= Spiritual death in Christianity =

Separation from God caused by sin

In Christian theology, spiritual death is separation from God caused by sin.

==Protestantism==

The phrase spiritual death is not found in Protestant scriptures, and definitions of the concept thus vary among Protestant Christians. Spiritual death is distinct from physical death and the second death. According to the doctrine of original sin, all people have a sinful nature and thus commit sin, and are thereby spiritually dead. Those who have faith in Jesus Christ are thereafter made spiritually alive. The unbeliever's physical death, subsequent resurrection, and final judgment is followed by the second death.

==Mormonism==
Members of the Church of Jesus Christ of Latter-day Saints make a distinction between two types of spiritual death, respectively termed a "temporal separation" and a "spiritual separation" from God.

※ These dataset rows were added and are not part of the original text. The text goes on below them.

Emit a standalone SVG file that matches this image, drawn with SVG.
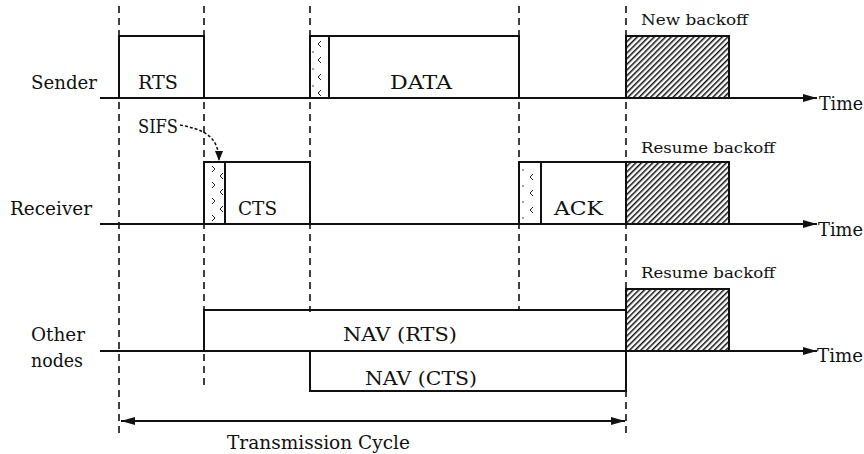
<svg xmlns="http://www.w3.org/2000/svg" width="864" height="454" viewBox="0 0 864 454">
<style>
text{font-family:'DejaVu Serif','Liberation Serif',serif;fill:#111}
.lbl{font-size:18px}
.sm{font-size:14.5px}
.ax{stroke:#111;stroke-width:2;fill:none}
.box{stroke:#111;stroke-width:2;fill:#fff}
.dash{stroke:#111;stroke-width:1.6;stroke-dasharray:7 5;fill:none}
.hatch{fill:url(#hatch);stroke:#111;stroke-width:2}
.sifs{fill:#fff;stroke:#111;stroke-width:2}
.chev{stroke:#222;stroke-width:1;fill:none}
.dot{fill:#333}
</style>
<defs>
<pattern id="hatch" width="4" height="4" patternUnits="userSpaceOnUse" patternTransform="rotate(45)">
<rect width="4" height="4" fill="#fff"/>
<line x1="0.75" y1="0" x2="0.75" y2="4" stroke="#111" stroke-width="1.5"/>
</pattern>
<marker id="ah" markerWidth="14" markerHeight="8" refX="14" refY="4" orient="auto" markerUnits="userSpaceOnUse">
<path d="M0,0 L14,4 L0,8 Z" fill="#111"/>
</marker>
<marker id="ahs" markerWidth="14" markerHeight="8" refX="14" refY="4" orient="auto-start-reverse" markerUnits="userSpaceOnUse">
<path d="M0,0 L14,4 L0,8 Z" fill="#111"/>
</marker>
<marker id="ahc" markerWidth="10" markerHeight="8" refX="10" refY="4" orient="auto" markerUnits="userSpaceOnUse">
<path d="M0,0 L10,4 L0,8 Z" fill="#111"/>
</marker>
<path id="lt" d="M3,-3 L0,0 L3,3" class="chev"/>
<path id="gt" d="M0,-3 L3,0 L0,3" class="chev"/>
</defs>

<g id="sender">
<text class="lbl" x="31" y="89" textLength="66" lengthAdjust="spacingAndGlyphs">Sender</text>
<g id="rts">
<rect class="box" x="119" y="36" width="85" height="62"/>
<text class="lbl" x="138" y="89" textLength="40" lengthAdjust="spacingAndGlyphs">RTS</text>
</g>
<g id="data">
<rect class="box" x="310" y="36" width="209" height="62"/>
<rect class="sifs" x="310" y="36" width="19" height="62"/>
<use href="#lt" x="318" y="44"/><use href="#lt" x="318" y="60"/><use href="#lt" x="318" y="77"/><use href="#lt" x="318" y="93"/>
<circle class="dot" cx="313" cy="52" r="0.8"/><circle class="dot" cx="313" cy="69" r="0.8"/><circle class="dot" cx="313" cy="86" r="0.8"/>
<text class="lbl" x="390" y="89" textLength="62" lengthAdjust="spacingAndGlyphs">DATA</text>
</g>
<g id="new-backoff">
<rect class="hatch" x="626" y="36" width="103" height="62"/>
<text class="sm" x="641" y="25" textLength="107" lengthAdjust="spacingAndGlyphs">New backoff</text>
</g>
<text class="lbl" x="819" y="110" textLength="44" lengthAdjust="spacingAndGlyphs">Time</text>
</g>

<g id="receiver">
<text class="lbl" x="10" y="215" textLength="82" lengthAdjust="spacingAndGlyphs">Receiver</text>
<g id="cts">
<rect class="box" x="204" y="162" width="106" height="62"/>
<rect class="sifs" x="204" y="162" width="21" height="62"/>
<use href="#gt" x="212" y="169"/><use href="#gt" x="212" y="185"/><use href="#gt" x="212" y="201"/><use href="#gt" x="212" y="218"/>
<use href="#lt" x="220" y="176"/><use href="#lt" x="220" y="192"/><use href="#lt" x="220" y="209"/>
<text class="lbl" x="238" y="215" textLength="39" lengthAdjust="spacingAndGlyphs">CTS</text>
</g>
<g id="ack">
<rect class="box" x="519" y="162" width="107" height="62"/>
<rect class="sifs" x="519" y="162" width="22" height="62"/>
<use href="#lt" x="530" y="177"/><use href="#lt" x="530" y="193"/><use href="#lt" x="530" y="210"/>
<circle class="dot" cx="523" cy="170" r="0.8"/><circle class="dot" cx="523" cy="186" r="0.8"/><circle class="dot" cx="523" cy="202" r="0.8"/><circle class="dot" cx="523" cy="218" r="0.8"/>
<text class="lbl" x="554" y="215" textLength="49" lengthAdjust="spacingAndGlyphs">ACK</text>
</g>
<g id="resume-backoff-receiver">
<rect class="hatch" x="626" y="162" width="103" height="62"/>
<text class="sm" x="641" y="153" textLength="134" lengthAdjust="spacingAndGlyphs">Resume backoff</text>
</g>
<text class="lbl" x="818" y="236" textLength="45" lengthAdjust="spacingAndGlyphs">Time</text>
</g>

<g id="other-nodes">
<text class="lbl" x="31" y="341" textLength="54" lengthAdjust="spacingAndGlyphs">Other</text>
<text class="lbl" x="31" y="367" textLength="52" lengthAdjust="spacingAndGlyphs">nodes</text>
<g id="nav-rts">
<rect class="box" x="204" y="310" width="422" height="41"/>
<text class="lbl" x="343" y="341" textLength="114" lengthAdjust="spacingAndGlyphs">NAV (RTS)</text>
</g>
<g id="nav-cts">
<rect class="box" x="310" y="351" width="316" height="40"/>
<text class="lbl" x="365" y="385" textLength="112" lengthAdjust="spacingAndGlyphs">NAV (CTS)</text>
</g>
<g id="resume-backoff-other">
<rect class="hatch" x="626" y="289" width="103" height="62"/>
<text class="sm" x="641" y="278" textLength="134" lengthAdjust="spacingAndGlyphs">Resume backoff</text>
</g>
<text class="lbl" x="817" y="362" textLength="46" lengthAdjust="spacingAndGlyphs">Time</text>
</g>

<g id="sifs-label">
<text class="lbl" x="138" y="133" textLength="40" lengthAdjust="spacingAndGlyphs">SIFS</text>
</g>

<g id="connectors">
<line class="dash" x1="119" y1="6" x2="119" y2="438"/>
<line class="dash" x1="204" y1="6" x2="204" y2="386"/>
<line class="dash" x1="310" y1="6" x2="310" y2="312"/>
<line class="dash" x1="519" y1="6" x2="519" y2="310"/>
<line class="dash" x1="626" y1="6" x2="626" y2="438"/>
<line class="ax" x1="100" y1="98" x2="817" y2="98" marker-end="url(#ah)"/>
<line class="ax" x1="100" y1="224" x2="817" y2="224" marker-end="url(#ah)"/>
<line class="ax" x1="100" y1="351" x2="817" y2="351" marker-end="url(#ah)"/>
<path d="M180,125 C200,129 219,134 219,161" fill="none" stroke="#111" stroke-width="1.5" stroke-dasharray="3 2" marker-end="url(#ahc)"/>
<line class="ax" x1="121" y1="421" x2="625" y2="421" marker-start="url(#ahs)" marker-end="url(#ah)"/>
<text class="lbl" x="227" y="449" textLength="183" lengthAdjust="spacingAndGlyphs">Transmission Cycle</text>
</g>
</svg>
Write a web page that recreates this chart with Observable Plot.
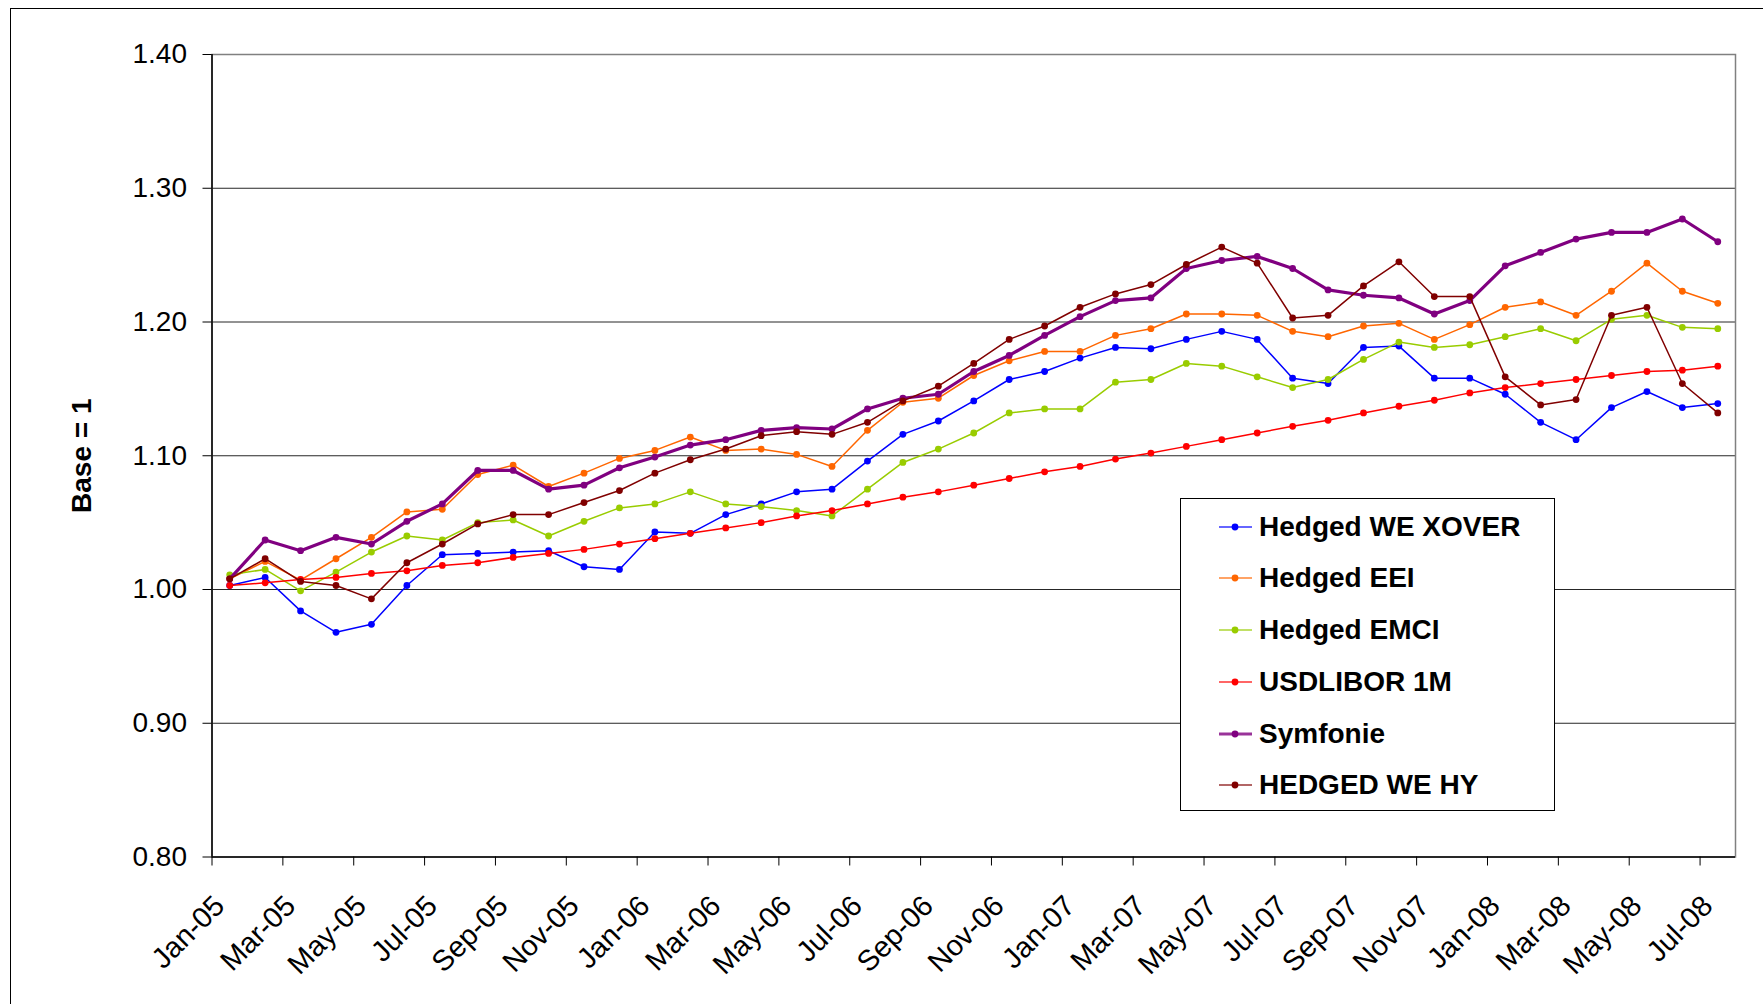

The first type is a physical separation from God the Father, which was caused by the Fall of Adam and Eve. Because of their choice, all their descendants are born into a fallen world that is physically separated from God's presence. This separation is necessary so that individuals can be tested to see whether they will continue to be obedient even when not in God's presence. This separation is overcome unconditionally when all people return to God's physical presence for the Judgment, according to Gerald N. Lund.

The second type is a spiritual separation from God's spirit or influence, which is caused by individual sins; when we sin we alienate ourselves from the influence of the Holy Ghost, God's spiritual presence. This separation is absolutely unnecessary, and only impedes our growth and ability to develop Godly attributes. This separation begins its resolution through the covenant of baptism, after which a person receives the gift of the Holy Ghost. It is only overcome on the conditions of faith and repentance.

This distinction between two kinds of spiritual death gives Mormonism a unique approach to the problem of evil, compared to the rest of Christianity. That is, it obviates the need to explain the suffering of innocents with reference to Adam and Eve's sin. Instead, it allows for mortal pain and suffering to be necessary without implying that sinning is necessary.